Transcribe all of the material exactly. Any picture in it should be left out.

— start of INFORMATION SHOWN —

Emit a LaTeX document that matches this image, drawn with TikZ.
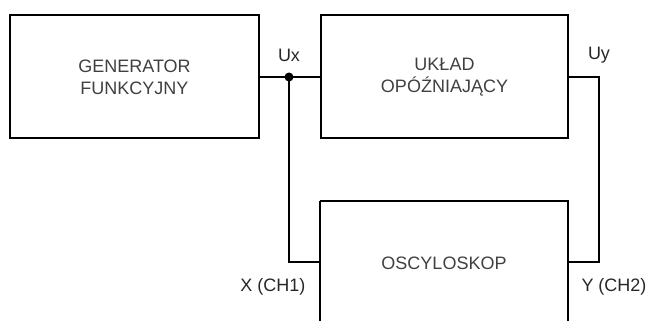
\documentclass[tikz,border=0pt]{standalone}
\usepackage{fontspec}
\setmainfont{Liberation Sans}
\begin{document}
\begin{tikzpicture}[x=1pt,y=-1pt,
  blk/.style={draw=black,line width=2pt},
  wire/.style={line width=2pt},
  lbl/.style={text=black!85,font=\fontsize{18}{22}\selectfont},
  btxt/.style={text=black!75,font=\fontsize{18}{22}\selectfont,align=center}]
\useasboundingbox (0,0) rectangle (649,321);
\draw[blk] (10,15) rectangle (259,138);
\node[btxt] (gen) at (134.5,77) {GENERATOR\\FUNKCYJNY};
\draw[blk] (321,15) rectangle (568,138);
\node[btxt] (ukl) at (444.5,77) {UKŁAD\\OPÓŹNIAJĄCY};
\draw[blk] (320,201) -- (320,330) (320,201) -- (568,201) -- (568,330);
\node[btxt] (osc) at (444,263) {OSCYLOSKOP};
\coordinate (gr) at (259,77);
\coordinate (ul) at (321,77);
\coordinate (ur) at (568,77);
\coordinate (j) at (289,77);
\coordinate (ol) at (320,262);
\coordinate (or) at (568,262);
\draw[wire] (gr) -- (ul);
\draw[wire] (j) |- (ol);
\draw[wire] (ur) -- (599,77) |- (or);
\fill (j) circle (4.5);
\node[lbl] (ux) at (289,55) {Ux};
\node[lbl] (uy) at (599,55) {Uy};
\node[lbl] (x) at (273,287) {X (CH1)};
\node[lbl] (y) at (614,287) {Y (CH2)};
\end{tikzpicture}
\end{document}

— end of INFORMATION SHOWN —

EXERCISE ANSWER:
Emit a LaTeX document that matches this image, drawn with TikZ.
\documentclass[tikz,border=0pt]{standalone}
\usepackage{fontspec}
\setmainfont{Liberation Sans}
\begin{document}
\begin{tikzpicture}[x=1pt,y=-1pt,
  blk/.style={draw=black,line width=2pt},
  wire/.style={line width=2pt},
  lbl/.style={text=black!85,font=\fontsize{18}{22}\selectfont},
  btxt/.style={text=black!75,font=\fontsize{18}{22}\selectfont,align=center}]
\useasboundingbox (0,0) rectangle (649,321);
\draw[blk] (10,15) rectangle (259,138);
\node[btxt] (gen) at (134.5,77) {GENERATOR\\FUNKCYJNY};
\draw[blk] (321,15) rectangle (568,138);
\node[btxt] (ukl) at (444.5,77) {UKŁAD\\OPÓŹNIAJĄCY};
\draw[blk] (320,201) -- (320,330) (320,201) -- (568,201) -- (568,330);
\node[btxt] (osc) at (444,263) {OSCYLOSKOP};
\coordinate (gr) at (259,77);
\coordinate (ul) at (321,77);
\coordinate (ur) at (568,77);
\coordinate (j) at (289,77);
\coordinate (ol) at (320,262);
\coordinate (or) at (568,262);
\draw[wire] (gr) -- (ul);
\draw[wire] (j) |- (ol);
\draw[wire] (ur) -- (599,77) |- (or);
\fill (j) circle (4.5);
\node[lbl] (ux) at (289,55) {Ux};
\node[lbl] (uy) at (599,55) {Uy};
\node[lbl] (x) at (273,287) {X (CH1)};
\node[lbl] (y) at (614,287) {Y (CH2)};
\end{tikzpicture}
\end{document}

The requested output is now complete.